A very sure sign that your perception is egoically distorted is that your view is accompanied by strong emotions.
Thoughts and feelings are not a reflection of objective reality, they express our unconscious beliefs and assumptions.
You might argue, and your enablers might agree, that you are just passionate about the subject at hand, as if that’s an admirable quality.
Passion, as it is defined in the dictionary, means a strong and barely controllable emotion. Passion derives from suffering, as in the passion of Christ.
So while you might think of your outrage or anxiety or indignation or whatever as being virtuous in some way, it is actually a reflection of your unconscious pain.
All cultures and civilizations, ancient and modern, have acknowledged that we humans bear psychological wounds whose lens we see the world through.
Your strong and barely controllable emotions, that agitate and excite you, that get you jumping up and down and draw you into conflict with others, are not, as you suppose your right mindedness, but really an expression of your unconscious pain.
The childish thing to do with inner conflict is to allow yourself to be driven by it, to go along with it and have your perception and actions be informed by it.
The adult, initiated, masterful relationship to conflict is to treat it as a tool for self awareness.
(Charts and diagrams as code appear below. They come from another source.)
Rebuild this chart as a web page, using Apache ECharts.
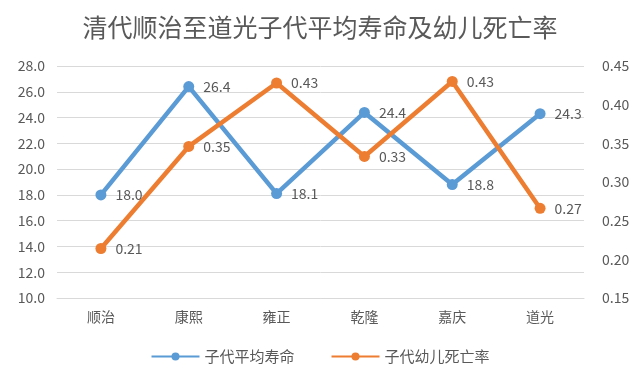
<!DOCTYPE html>
<html><head><meta charset="utf-8">
<script src="https://cdn.jsdelivr.net/npm/echarts@6/dist/echarts.min.js"></script>
<style>html,body{margin:0;padding:0;background:#fff}#c{width:640px;height:381px}</style>
</head><body><div id="c"></div>
<script>
const categories = ['顺治','康熙','雍正','乾隆','嘉庆','道光'];
const lifespan = [18.0, 26.4, 18.1, 24.4, 18.8, 24.3];
const mortality = [0.214, 0.346, 0.428, 0.333, 0.43, 0.266];
const seriesNames = ['子代平均寿命','子代幼儿死亡率'];
const titleText = '清代顺治至道光子代平均寿命及幼儿死亡率';
const font = '"Noto Sans CJK SC", "Open Sans", sans-serif';
const chart = echarts.init(document.getElementById('c'));
chart.setOption({
  animation: false,
  title: {text: titleText, left: 'center', top: 10, textStyle: {fontFamily: font, fontSize: 25, fontWeight: 'normal', color: '#595959'}},
  legend: {bottom: 12, itemGap: 36, itemWidth: 48, itemHeight: 10, textStyle: {fontFamily: font, fontSize: 15, color: '#595959'},
    data: seriesNames},
  grid: {left: 57, right: 56, top: 66, bottom: 83},
  xAxis: {type: 'category', data: categories, boundaryGap: true,
    axisLine: {lineStyle: {color: '#d9d9d9'}}, axisTick: {show: false},
    axisLabel: {fontFamily: font, fontSize: 14, color: '#595959', margin: 12}},
  yAxis: [
    {type: 'value', min: 10, max: 28, interval: 2,
      axisLabel: {formatter: v => v.toFixed(1), fontFamily: font, fontSize: 14, color: '#595959', margin: 12},
      splitLine: {lineStyle: {color: '#d9d9d9', width: 1}}, axisLine: {show: false}, axisTick: {show: false}},
    {type: 'value', min: 0.15, max: 0.45, interval: 0.05,
      axisLabel: {formatter: v => v.toFixed(2), fontFamily: font, fontSize: 14, color: '#595959', margin: 18},
      splitLine: {show: false}, axisLine: {show: false}, axisTick: {show: false}}
  ],
  series: [
    {name: seriesNames[0], type: 'line', data: lifespan, yAxisIndex: 0, symbol: 'circle', symbolSize: 11,
      itemStyle: {color: '#5B9BD5'}, lineStyle: {width: 4.5, color: '#5B9BD5'},
      label: {show: true, position: 'right', distance: 9, formatter: p => p.value.toFixed(1), fontFamily: font, fontSize: 14, color: '#595959'}},
    {name: seriesNames[1], type: 'line', data: mortality, yAxisIndex: 1, symbol: 'circle', symbolSize: 11,
      itemStyle: {color: '#ED7D31'}, lineStyle: {width: 4.5, color: '#ED7D31'},
      label: {show: true, position: 'right', distance: 9, formatter: p => p.value.toFixed(2), fontFamily: font, fontSize: 14, color: '#595959'}}
  ]
});
</script></body></html>
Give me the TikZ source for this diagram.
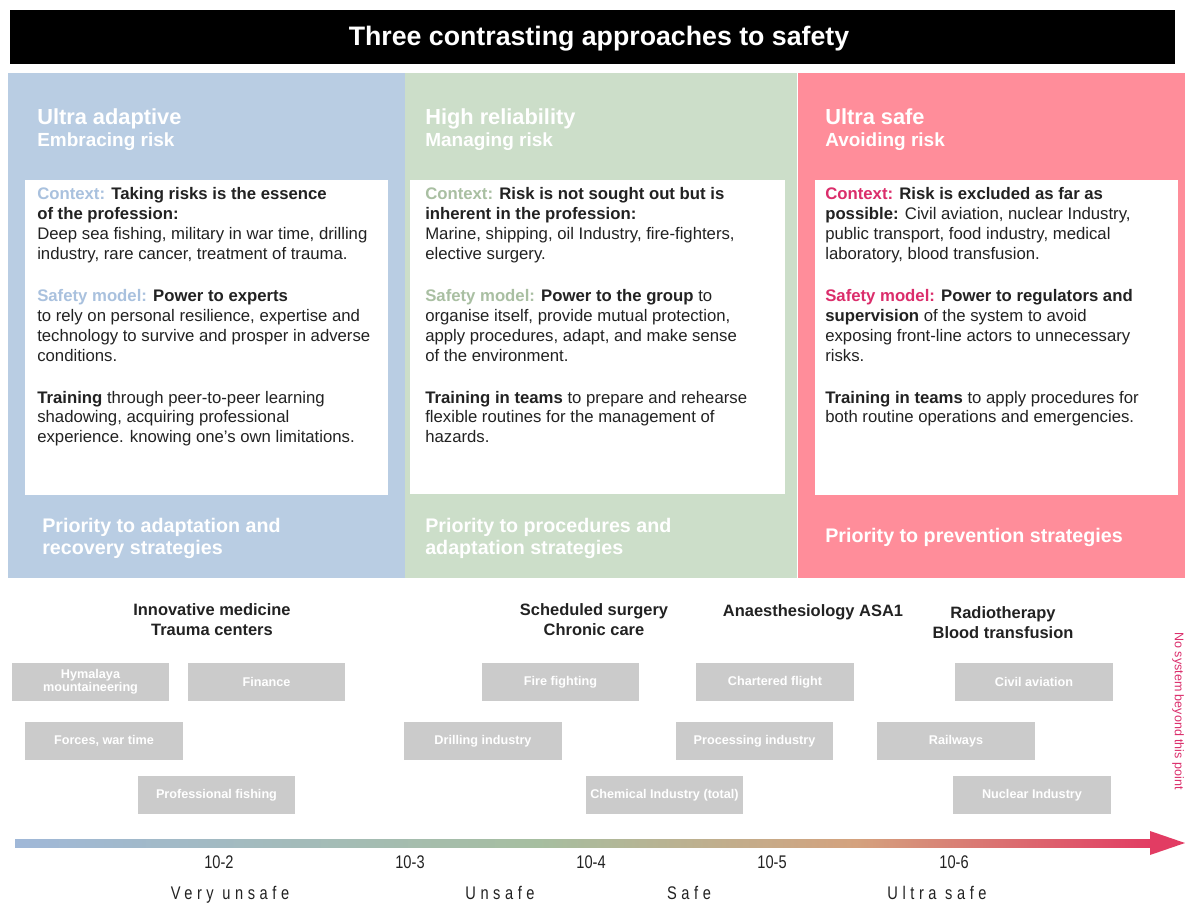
\documentclass[tikz,border=0pt]{standalone}
\usepackage{fontspec}
\setmainfont{Liberation Sans}
\newfontfamily\axisnumfont[FakeStretch=0.8]{Liberation Sans}
\newfontfamily\axiswordfont[FakeStretch=0.8, LetterSpace=25]{Liberation Sans}
\usetikzlibrary{positioning}
\definecolor{adaptblue}{HTML}{B9CDE3}
\definecolor{reliablegreen}{HTML}{CCDEC9}
\definecolor{safepink}{HTML}{FF8D9A}
\definecolor{ctxblue}{HTML}{A9C1DE}
\definecolor{ctxgreen}{HTML}{A9BFA2}
\definecolor{ctxpink}{HTML}{DB2D6B}
\definecolor{inkgrey}{HTML}{222222}
\definecolor{boxgrey}{HTML}{CBCBCB}
\definecolor{axisblue}{HTML}{A0B8D8}
\definecolor{axisgreen}{HTML}{A6BEA0}
\definecolor{axistan}{HTML}{D4A27E}
\definecolor{axisred}{HTML}{E23C63}
\pgfdeclarehorizontalshading{safetyaxis}{100bp}{color(0bp)=(axisblue); color(25bp)=(axisblue); color(48bp)=(axisgreen); color(62bp)=(axistan); color(75bp)=(axisred); color(100bp)=(axisred)}

\tikzset{
  titletext/.style={anchor=base, text=white, font=\fontsize{19}{22}\selectfont\bfseries, inner sep=0pt},
  colhead/.style={anchor=base west, text=white, font=\fontsize{15.5}{18}\selectfont\bfseries, inner sep=0pt},
  colsub/.style={anchor=base west, text=white, font=\fontsize{13.5}{16}\selectfont\bfseries, inner sep=0pt},
  bodytext/.style={anchor=north west, align=left, text=inkgrey, font=\fontsize{11.9}{14.2}\selectfont, inner sep=0pt},
  prioritytext/.style={anchor=north west, align=left, text=white, font=\fontsize{14}{15.6}\selectfont\bfseries, inner sep=0pt},
  fieldlabel/.style={align=center, text=inkgrey, font=\fontsize{11.7}{14.2}\selectfont\bfseries, inner sep=0pt},
  sysbox/.style={fill=boxgrey, text=white, font=\fontsize{9}{9.5}\selectfont\bfseries, minimum width=3.925cm, minimum height=0.95cm, inner sep=0pt, align=center},
  ticklabel/.style={anchor=base, text=inkgrey, font=\fontsize{13}{15}\axisnumfont, inner sep=0pt},
  zonelabel/.style={anchor=base, text=inkgrey, font=\fontsize{13}{15}\axiswordfont, inner sep=0pt}
}

\begin{document}
\begin{tikzpicture}[x=0.025cm, y=-0.025cm]
\useasboundingbox (0,0) rectangle (1185,905);
\fill[white] (0,0) rectangle (1185,905);

\fill[black] (10,10) rectangle (1175,64);
\node[titletext] (title) at (599,46) {Three contrasting approaches to safety};

\fill[adaptblue] (8,73) rectangle (405,578);
\fill[reliablegreen] (405,73) rectangle (797,578);
\fill[safepink] (798,73) rectangle (1185,578);

\fill[white] (25,180) rectangle (388,495);
\fill[white] (410,180) rectangle (785,494);
\fill[white] (815,180) rectangle (1178,495);

\node[colhead] (adapthead) at (37,125) {Ultra adaptive};
\node[colsub] (adaptsub) at (37,147) {Embracing risk};
\node[colhead] (reliablehead) at (425,125) {High reliability};
\node[colsub] (reliablesub) at (425,147) {Managing risk};
\node[colhead] (safehead) at (825,125) {Ultra safe};
\node[colsub] (safesub) at (825,147) {Avoiding risk};

\node[bodytext] (adaptbody) at (37,187) {%
\textcolor{ctxblue}{\textbf{Context:}} \textbf{Taking risks is the essence}\\
\textbf{of the profession:}\\
Deep sea fishing, military in war time, drilling\\
industry, rare cancer, treatment of trauma.\\[15.6pt]
\textcolor{ctxblue}{\textbf{Safety model:}} \textbf{Power to experts}\\
to rely on personal resilience, expertise and\\
technology to survive and prosper in adverse\\
conditions.\\[15.6pt]
\textbf{Training} through peer-to-peer learning\\
shadowing, acquiring professional\\
experience. knowing one's own limitations.};

\node[bodytext] (reliablebody) at (425,187) {%
\textcolor{ctxgreen}{\textbf{Context:}} \textbf{Risk is not sought out but is}\\
\textbf{inherent in the profession:}\\
Marine, shipping, oil Industry, fire-fighters,\\
elective surgery.\\[15.6pt]
\textcolor{ctxgreen}{\textbf{Safety model:}} \textbf{Power to the group} to\\
organise itself, provide mutual protection,\\
apply procedures, adapt, and make sense\\
of the environment.\\[15.6pt]
\textbf{Training in teams} to prepare and rehearse\\
flexible routines for the management of\\
hazards.};

\node[bodytext] (safebody) at (825,187) {%
\textcolor{ctxpink}{\textbf{Context:}} \textbf{Risk is excluded as far as}\\
\textbf{possible:} Civil aviation, nuclear Industry,\\
public transport, food industry, medical\\
laboratory, blood transfusion.\\[15.6pt]
\textcolor{ctxpink}{\textbf{Safety model:}} \textbf{Power to regulators and}\\
\textbf{supervision} of the system to avoid\\
exposing front-line actors to unnecessary\\
risks.\\[15.6pt]
\textbf{Training in teams} to apply procedures for\\
both routine operations and emergencies.};

\node[prioritytext] (adaptprio) at (42,518) {Priority to adaptation and\\recovery strategies};
\node[prioritytext] (reliableprio) at (425,518) {Priority to procedures and\\adaptation strategies};
\node[prioritytext] (safeprio) at (825,528) {Priority to prevention strategies};

\node[fieldlabel, anchor=north] (innovative) at (212,603) {Innovative medicine\\Trauma centers};
\node[fieldlabel, anchor=north] (scheduled) at (594,603) {Scheduled surgery\\Chronic care};
\node[fieldlabel, anchor=base] (anaesth) at (813,616) {Anaesthesiology ASA1};
\node[fieldlabel, anchor=north] (radio) at (1003,606) {Radiotherapy\\Blood transfusion};

\node[sysbox] (himalaya) at (90.5,682) {Hymalaya\\mountaineering};
\node[sysbox] (finance) at (266.5,682) {Finance};
\node[sysbox] (forces) at (104,741) {Forces, war time};
\node[sysbox] (fishing) at (216.5,795) {Professional fishing};
\node[sysbox] (firefight) at (560.5,682) {Fire fighting};
\node[sysbox] (drilling) at (483,741) {Drilling industry};
\node[sysbox] (chemical) at (664.5,795) {Chemical Industry (total)};
\node[sysbox] (charter) at (775,682) {Chartered flight};
\node[sysbox] (processing) at (754.5,741) {Processing industry};
\node[sysbox] (civil) at (1034,682) {Civil aviation};
\node[sysbox] (railways) at (956,741) {Railways};
\node[sysbox] (nuclear) at (1032,795) {Nuclear Industry};

\node[rotate=-90, text=ctxpink, font=\fontsize{8.9}{10}\selectfont, inner sep=0pt] (nosystem) at (1178,711) {No system beyond this point};

\coordinate (axisstart) at (15,843);
\coordinate (axistip) at (1185,843);
\shade[shading=safetyaxis] (15,839) rectangle (1152,847);
\fill[axisred] (1150,831) -- (axistip) -- (1150,855) -- cycle;

\node[ticklabel] (tick2) at (219,868) {10-2};
\node[ticklabel] (tick3) at (410,868) {10-3};
\node[ticklabel] (tick4) at (591,868) {10-4};
\node[ticklabel] (tick5) at (772,868) {10-5};
\node[ticklabel] (tick6) at (954,868) {10-6};

\node[zonelabel] (veryunsafe) at (230,899) {Very unsafe};
\node[zonelabel] (unsafe) at (500,899) {Unsafe};
\node[zonelabel] (safe) at (689,899) {Safe};
\node[zonelabel] (ultrasafe) at (937,899) {Ultra safe};
\end{tikzpicture}
\end{document}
If you stop and listen for once, it isn’t difficult to hear what your emotions are telling you.
First thing you’ll notice is that what they’re telling you is about you and not about anything outside of you. That you aren’t viable or good enough or worthy or capable or significant or relevant and so on.
Then you’ll notice what they are telling you to do in order to compensate for that sense of inadequacy, which often means changing others and the world so that it’s safe for you to exist in your incompleteness.
You can take a lot of power out of your egoic drive when you see it for what it is. Not only that, you can connect with your true passion, what really matters to you, what excites you as a whole person.
I think all of us desire to be involved in the world in such a way that we feel personally fulfilled and make a positive contribution. The foundation for such a life is taking responsibility for where we are truly coming from.